US stocks fell off their highs and bond yields ticked up when the Bank of England said its market intervention would be over soon and pension funds have just three days to rebalance positions, Regina Capital Development Corp. managing director Luis Limlingan said.
While US Federal Reserves Chair Jerome Powell has acknowledged that aggressive interest rate increases could be painful, the central bank will continue to charge forward in its fight to lower inflation.
Oil prices edged lower as investors weighed global recession fears against potentially tighter supply. Brent crude futures fell 69 cents, or 0.7 percent, to $97.23 a barrel. West Texas Intermediate crude declined by 36 cents, or 0.4 percent, to $92.57 a barrel.
Among the key market gainers are BDO Unibank which rose1.05 percent, SM Investments Corp. higher by 0.66 percent, and SM Prime Holdings Inc., up 0.65 percent.

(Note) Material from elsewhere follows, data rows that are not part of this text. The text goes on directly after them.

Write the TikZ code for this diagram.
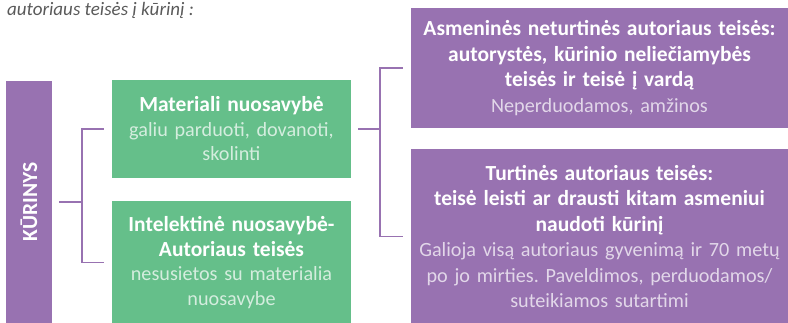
\documentclass[tikz,border=0pt]{standalone}
\usepackage{fontspec}
\setmainfont{Carlito}
\usepackage{xcolor}
\usepackage{tikz}
\usetikzlibrary{positioning, calc}
\definecolor{rightsgreen}{HTML}{65BF8A}
\definecolor{rightspurple}{HTML}{9872B1}
\definecolor{titlegray}{HTML}{5A5A5A}
\frenchspacing

\begin{document}
\begin{tikzpicture}[
    x=1pt, y=-1pt,
    node distance=22pt,
    greenbox/.style={rectangle, fill=rightsgreen, text=white, minimum width=239pt, text width=235pt, align=center, inner sep=2pt, font=\fontsize{20.2}{24.5}\selectfont},
    purplebox/.style={rectangle, fill=rightspurple, text=white, minimum width=377pt, text width=373pt, align=center, inner sep=2pt, font=\fontsize{20.2}{25.5}\selectfont},
    link/.style={draw=rightspurple, line width=1.6pt}
]
\useasboundingbox (0,0) rectangle (788,323);

% Title line
\node[anchor=base west, inner sep=0pt, text=titlegray, font=\fontsize{19}{21}\selectfont\itshape] (title) at (7,16) {autoriaus teisės į kūrinį :};

% Work
\node[rectangle, fill=rightspurple, minimum width=46pt, minimum height=242pt, inner sep=0pt] (work) at (29,202) {};
\node[rotate=90, text=white, font=\fontsize{21.5}{24}\selectfont\bfseries] (worklabel) at (work.center) {KŪRINYS};

% Property
\node[greenbox, minimum height=98pt] (material) at (231.5,129) {\textbf{\fontsize{21.5}{24.5}\selectfont Materiali nuosavybė}\\ {\color{white!72!rightsgreen}galiu parduoti, dovanoti,\\ skolinti}};
\node[greenbox, minimum height=122pt, below=23pt of material] (intellect) {\textbf{\fontsize{21.5}{24.5}\selectfont Intelektinė nuosavybė-}\\ \textbf{\fontsize{21.5}{24.5}\selectfont Autoriaus teisės}\\ {\color{white!72!rightsgreen}nesusietos su materialia\\ nuosavybe}};

% Author rights
\node[purplebox, minimum height=120pt] (personal) at (599.5,68) {\textbf{\fontsize{21.5}{25.5}\selectfont Asmeninės neturtinės autoriaus teisės:}\\ \textbf{\fontsize{21.5}{25.5}\selectfont autorystės, kūrinio neliečiamybės}\\ \textbf{\fontsize{21.5}{25.5}\selectfont teisės ir teisė į vardą}\\ {\color{white!72!rightspurple}Neperduodamos, amžinos}};
\node[purplebox, minimum height=174pt, below=21pt of personal] (economic) {\textbf{\fontsize{21.5}{25.5}\selectfont Turtinės autoriaus teisės:}\\ \textbf{\fontsize{21.5}{25.5}\selectfont teisė leisti ar drausti kitam asmeniui}\\ \textbf{\fontsize{21.5}{25.5}\selectfont naudoti kūrinį}\\ {\color{white!72!rightspurple}Galioja visą autoriaus gyvenimą ir 70 metų\\ po jo mirties. Paveldimos, perduodamos/\\ suteikiamos sutartimi}};

% Brackets
\draw[link] ([xshift=7pt]work.east) -- ++(23pt,0) coordinate (leftjoin);
\draw[link] ([xshift=-8pt]material.west) -| (leftjoin) |- ([xshift=-8pt]intellect.west);
\draw[link] ([xshift=7pt]material.east) -- ++(22pt,0) coordinate (rightjoin);
\draw[link] ([xshift=-8pt]personal.west) -| (rightjoin) |- ([xshift=-8pt]economic.west);

\end{tikzpicture}
\end{document}
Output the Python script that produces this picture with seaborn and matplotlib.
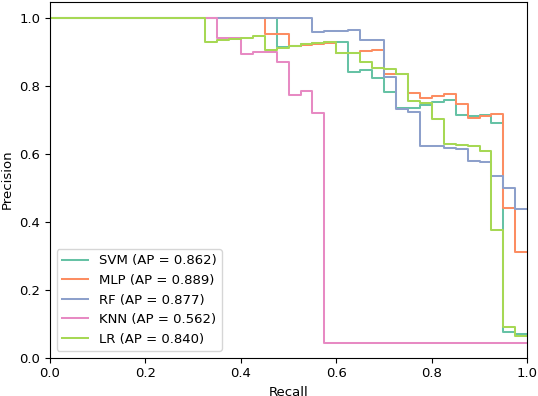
import pandas as pd
import seaborn as sns
import matplotlib
matplotlib.use("Agg")
import matplotlib.pyplot as plt

# recall grid (left edge of each step) and precision
svm_recall = [0.0, 0.475, 0.5, 0.525, 0.55, 0.575, 0.6, 0.625, 0.65, 0.675, 0.7, 0.725,
              0.75, 0.775, 0.8, 0.825, 0.85, 0.875, 0.9, 0.925, 0.95, 0.975, 1.0]
svm_precision = [1.0, 0.915, 0.918, 0.922, 0.925, 0.928, 0.928, 0.842, 0.846, 0.822, 0.783, 0.736,
                 0.736, 0.743, 0.753, 0.758, 0.715, 0.712, 0.714, 0.692, 0.075, 0.068, 0.068]

mlp_recall = [0.0, 0.45, 0.5, 0.525, 0.55, 0.575, 0.6, 0.625, 0.65, 0.675, 0.7, 0.725,
              0.75, 0.775, 0.8, 0.825, 0.85, 0.875, 0.9, 0.925, 0.95, 0.975, 1.0]
mlp_precision = [1.0, 0.952, 0.917, 0.920, 0.922, 0.925, 0.897, 0.898, 0.903, 0.906, 0.835, 0.835,
                 0.779, 0.765, 0.770, 0.775, 0.746, 0.705, 0.712, 0.717, 0.439, 0.311, 0.311]

rf_recall = [0.0, 0.55, 0.575, 0.6, 0.625, 0.65, 0.675, 0.7, 0.725, 0.75, 0.775, 0.8,
             0.825, 0.85, 0.875, 0.9, 0.925, 0.95, 0.975, 1.0]
rf_precision = [1.0, 0.958, 0.960, 0.962, 0.965, 0.935, 0.935, 0.827, 0.733, 0.724, 0.622, 0.622,
                0.617, 0.613, 0.579, 0.576, 0.535, 0.498, 0.436, 0.436]

knn_recall = [0.0, 0.35, 0.375, 0.4, 0.425, 0.45, 0.475, 0.5, 0.525, 0.55, 0.575, 1.0]
knn_precision = [1.0, 0.940, 0.940, 0.894, 0.901, 0.901, 0.871, 0.773, 0.785, 0.719, 0.043, 0.043]

lr_recall = [0.0, 0.325, 0.35, 0.375, 0.4, 0.425, 0.45, 0.475, 0.5, 0.525, 0.55, 0.575,
             0.6, 0.625, 0.65, 0.675, 0.7, 0.725, 0.75, 0.775, 0.8, 0.825, 0.85, 0.875,
             0.9, 0.925, 0.95, 0.975, 1.0]
lr_precision = [1.0, 0.930, 0.935, 0.938, 0.941, 0.947, 0.906, 0.911, 0.917, 0.922, 0.925, 0.928,
                0.896, 0.898, 0.871, 0.853, 0.851, 0.835, 0.756, 0.748, 0.702, 0.630, 0.625, 0.622,
                0.609, 0.375, 0.089, 0.065, 0.065]

labels = ["SVM (AP = 0.862)", "MLP (AP = 0.889)", "RF (AP = 0.877)",
          "KNN (AP = 0.562)", "LR (AP = 0.840)"]

curves = [(svm_recall, svm_precision), (mlp_recall, mlp_precision), (rf_recall, rf_precision),
          (knn_recall, knn_precision), (lr_recall, lr_precision)]

frames = []
for lab, (r, p) in zip(labels, curves):
    frames.append(pd.DataFrame({"Recall": r, "Precision": p, "model": lab}))
df = pd.concat(frames, ignore_index=True)

plt.rcParams["font.size"] = 9.5

fig, ax = plt.subplots(figsize=(5.38, 3.96), dpi=100)
fig.subplots_adjust(left=0.093, right=0.98, top=0.996, bottom=0.097)

sns.lineplot(data=df, x="Recall", y="Precision", hue="model", hue_order=labels,
             palette="Set2", estimator=None, sort=False, drawstyle="steps-post",
             linewidth=1.45, ax=ax)

ax.set_xlim(0, 1)
ax.set_ylim(0, 1.048)
ax.set_xlabel("Recall")
ax.set_ylabel("Precision")
sns.move_legend(ax, "lower left", title=None)

plt.savefig("out.png", dpi=100)
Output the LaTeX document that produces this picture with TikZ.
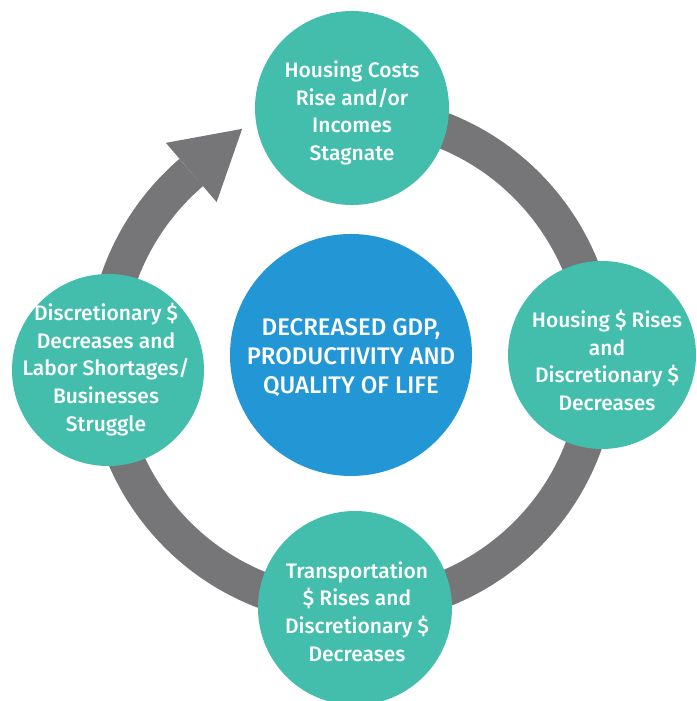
\documentclass[tikz,border=0pt]{standalone}
\usepackage{fontspec}
\setmainfont{Fira Sans}[UprightFont=* Medium]
\usetikzlibrary{calc}
\definecolor{teal}{RGB}{67,190,172}
\definecolor{midblue}{RGB}{35,150,214}
\definecolor{ringgray}{RGB}{118,118,120}
\tikzset{
  stage/.style={circle, fill=teal, inner sep=0pt, minimum size=194pt},
  stagetext/.style={text=white, align=center, inner sep=0pt,
    font=\fontsize{21pt}{27.7pt}\selectfont},
  hub/.style={circle, fill=midblue, inner sep=0pt, minimum size=242pt},
  hubtext/.style={text=white, align=center, inner sep=0pt,
    font=\fontsize{24pt}{29pt}\selectfont},
  ring/.style={draw=ringgray, line width=36pt, line cap=butt},
  ringhead/.style={fill=ringgray}
}
\begin{document}
\begin{tikzpicture}[x=1pt,y=1pt]
\useasboundingbox (0,0) rectangle (696,701);
\coordinate (O) at (352,341);
% ring with arrow
\draw[ring] ($(O)+(80:247pt)$) arc[start angle=80, end angle=-229.4, radius=247pt];
\coordinate (B) at ($(O)+(130.6:247pt)$);
\coordinate (tip) at ($(B)+(40.6:67pt)$);
\coordinate (barbA) at ($(B)+(130.6:39pt)$);
\coordinate (barbB) at ($(B)+(-49.4:39pt)$);
\fill[ringhead] (barbA) -- (tip) -- (barbB) -- cycle;
% circles
\node[hub] (hub) at (351,346) {};
\node[stage] (top) at (352,593) {};
\node[stage, minimum size=188pt] (right) at (602,346) {};
\node[stage] (bottom) at (355,93) {};
\node[stage, minimum size=192pt] (left) at (108,331) {};
% texts
\node[hubtext] (hubt) at (351,343) {DECREASED GDP,\\PRODUCTIVITY AND\\QUALITY OF LIFE};
\node[stagetext] (topt) at (352,588) {Housing Costs\\Rise and/or\\Incomes\\Stagnate};
\node[stagetext] (rightt) at (607,340.5) {Housing \$ Rises\\and\\Discretionary \$\\Decreases};
\node[stagetext] (bottomt) at (357,89.5) {Transportation\\\$ Rises and\\Discretionary \$\\Decreases};
\node[stagetext] (leftt) at (106,331.5) {Discretionary \$\\Decreases and\\Labor Shortages/\\Businesses\\Struggle};
\end{tikzpicture}
\end{document}
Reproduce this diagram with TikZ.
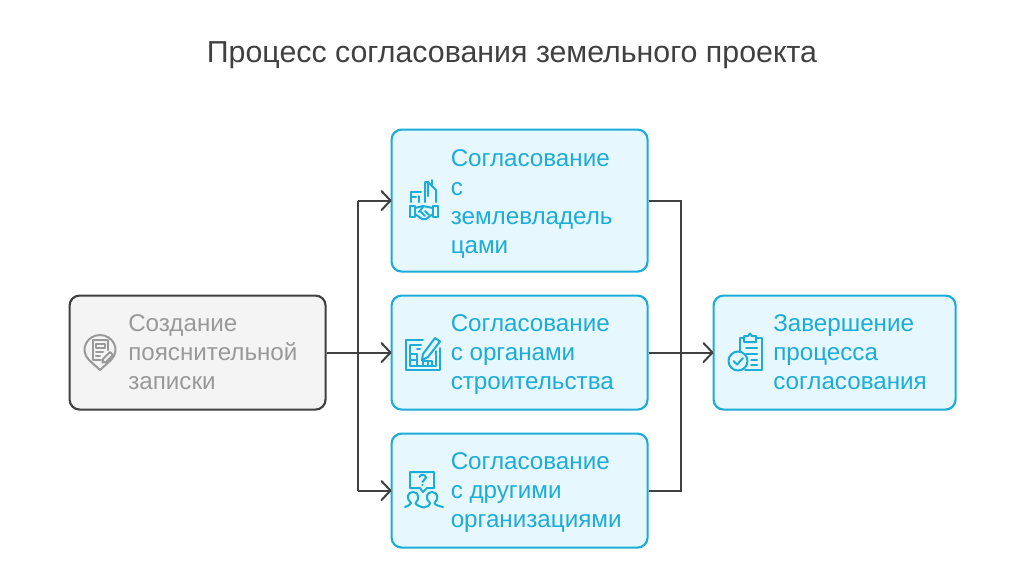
\documentclass[tikz,border=0pt]{standalone}
\usepackage{fontspec}
\setmainfont{Liberation Sans}
\usetikzlibrary{calc}
\definecolor{cblue}{HTML}{1CACD8}
\definecolor{cfill}{HTML}{E6F7FD}
\definecolor{cgray}{HTML}{404040}
\definecolor{cgfill}{HTML}{F4F4F4}
\definecolor{cgtext}{HTML}{999999}
\tikzset{
 x=0.75pt,y=-0.75pt,
 bluebox/.style={draw=cblue,fill=cfill,line width=1.6pt,rounded corners=7.5pt,inner sep=0pt,anchor=north west},
 graybox/.style={draw=cgray,fill=cgfill,line width=1.6pt,rounded corners=7.5pt,inner sep=0pt,anchor=north west},
 lbl/.style={anchor=west,align=left,inner sep=0pt,font=\fontsize{18.15}{21.75}\selectfont},
 conn/.style={draw=cgray,line width=1.5pt},
 tip/.style={draw=cgray,line width=1.5pt,line cap=round,line join=round},
 ico/.style={draw=cblue,line width=1.5pt,line cap=round,line join=round},
 icog/.style={draw=cgtext,line width=1.5pt,line cap=round,line join=round},
}
\begin{document}
\begin{tikzpicture}
\useasboundingbox (0,0) rectangle (1024,576);
\fill[white] (0,0) rectangle (1024,576);
\node[inner sep=0pt,text=cgray,font=\fontsize{22.75}{26}\selectfont] (title) at (512,55.5) {Процесс согласования земельного проекта};

\node[graybox,minimum width=192pt,minimum height=85.5pt] (src) at (68.5,294.5) {};
\node[bluebox,minimum width=192pt,minimum height=106.5pt] (top) at (390.5,128.5) {};
\node[bluebox,minimum width=192pt,minimum height=85.5pt] (mid) at (390.5,294.5) {};
\node[bluebox,minimum width=192pt,minimum height=85.5pt] (bot) at (390.5,432.5) {};
\node[bluebox,minimum width=181.5pt,minimum height=85.5pt] (end) at (712.5,294.5) {};

\node[lbl,text=cgtext] (tsrc) at (128,352) {Создание\\пояснительной\\записки};
\node[lbl,text=cblue] (ttop) at (450.5,204) {Согласование\\с\\землевладель\\цами};
\node[lbl,text=cblue] (tmid) at (450.5,355) {Согласование\\с органами\\строительства};
\node[lbl,text=cblue] (tbot) at (450.5,493) {Согласование\\с другими\\организациями};
\node[lbl,text=cblue] (tend) at (773,352) {Завершение\\процесса\\согласования};

% connectors
\coordinate (jl) at (358,352);
\coordinate (jr) at (681,352);
\draw[conn] (src.east) -- (mid.west);
\draw[conn] (jl |- top.west) -- (jl |- bot.west);
\draw[conn] (jl |- top.west) -- (top.west);
\draw[conn] (jl |- bot.west) -- (bot.west);
\draw[conn] (top.east) -- (jr |- top.east) -- (jr |- bot.east) -- (bot.east);
\draw[conn] (mid.east) -- (end.west);
\foreach \n in {top,mid,bot,end}{
 \draw[tip] ($(\n.west)+(-9,-9.5)$) -- ($(\n.west)+(0,0)$) -- ($(\n.west)+(-9,9.5)$);
}

% icon: handshake + buildings
\begin{scope}[shift={(392,170)},ico]
 \draw (19,32) -- (19,22) -- (29,22) (19,27) -- (24,27);
 \draw (27,32) -- (27,26) (33,22) -- (33,32);
 \draw (33,22) -- (33,12) -- (36,12) -- (44,20) -- (44,32);
 \draw (36,12) -- (36,26) (40,10) -- (40,16);
 \draw (18,36) -- (18,47) -- (23,47) -- (23,36) -- cycle;
 \draw (41,36) -- (41,47) -- (46,47) -- (46,36) -- cycle;
 \draw (23,38) -- (31,36) -- (41,38) (23,44) -- (30,49) -- (34,49) -- (41,44);
 \draw (27,42) -- (31,37) (29,42) -- (33,46) (33,41) -- (37,45);
\end{scope}

% icon: plan + pencil
\begin{scope}[shift={(390,325)},ico]
 \draw (33,15) -- (16,15) -- (16,45) -- (50,45) -- (50,23);
 \draw (20,20) -- (31,20) (20,20) -- (20,41) -- (46,41) -- (46,26);
 \draw (33,29) -- (45,13) -- (50,16.5) -- (38,32) -- (32,35) -- cycle;
 \draw (20,29) -- (27,29) -- (27,41) (20,35) -- (27,35);
 \draw (27,24) -- (30,24) (33,41) -- (33,36) -- (42,36) -- (42,41) (37.5,36) -- (37.5,41);
\end{scope}

% icon: people + question
\begin{scope}[shift={(395,465)},ico]
 \draw (15,7) -- (39,7) -- (39,23) -- (32,23) -- (28,27) -- (25,23) -- (15,23) -- cycle;
 \draw (24.5,12) .. controls (24.5,9) and (31,9) .. (31,12.5) .. controls (31,15) and (27.5,14.5) .. (27.5,17);
 \fill[cblue,draw=none] (27.5,20) circle (1.1);
 \draw (10,42) .. controls (13,40.5) and (16,40) .. (16,38) .. controls (11,34) and (12,27) .. (18,27) .. controls (24,27) and (25,34) .. (20.5,38) .. controls (20.5,40) and (26,42) .. (29,42.5) .. controls (32,42) and (35,40) .. (35,38) .. controls (30,34) and (31,27) .. (37,27) .. controls (43,27) and (44,34) .. (39.5,38) .. controls (39.5,40) and (44,41) .. (48,42);
\end{scope}

% icon: pin + note
\begin{scope}[shift={(75,325)},icog]
 \draw (25,45) -- (14,35) .. controls (4,25) and (12,10) .. (25,10) .. controls (38,10) and (46,25) .. (36,35) -- cycle;
 \draw (33,25) -- (33,15) -- (18,15) -- (18,35) -- (26,35);
 \draw (21,19) -- (30,19) -- (30,23) -- (21,23) -- cycle (21,27) -- (28,27) (21,31) -- (25,31);
 \draw (28,34) -- (35,27) -- (38,30) -- (31,37) -- (27.5,37.5) -- cycle;
\end{scope}

% icon: clipboard + check
\begin{scope}[shift={(720,325)},ico]
 \draw (24,13) -- (20,13) -- (20,27);
 \draw (36,13) -- (42,13) -- (42,45) -- (25,45);
 \draw (24,11) -- (24,17) -- (36,17) -- (36,11) -- (32,11) -- (30,8.5) -- (28,11) -- cycle;
 \draw (26,23) -- (37,23) (26,29) -- (37,29) (31,35) -- (37,35) (31,40) -- (37,40);
 \draw (18,36) circle (9.5);
 \draw (13.5,36) -- (17,39.5) -- (23,33);
\end{scope}
\end{tikzpicture}
\end{document}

Heavy losers are Semirara Mining and Power Corp. and DMCI Holdings.
Regional bourses weak
Regional markets mostly slid and oil prices tumbled as markets contended with growing recession worries with the Fed and other central banks moving aggressively to counter inflation.
A downcast International Monetary Fund report highlighted the risks of elevated inflation and other fallout from Russia's invasion of Ukraine.
The mood darkened also to new China Covid-19 crackdowns and continued upheaval in British financial markets.
With the focus on inflation, analysts said the US consumer price index data released later this week will be crucial to the direction of risk assets.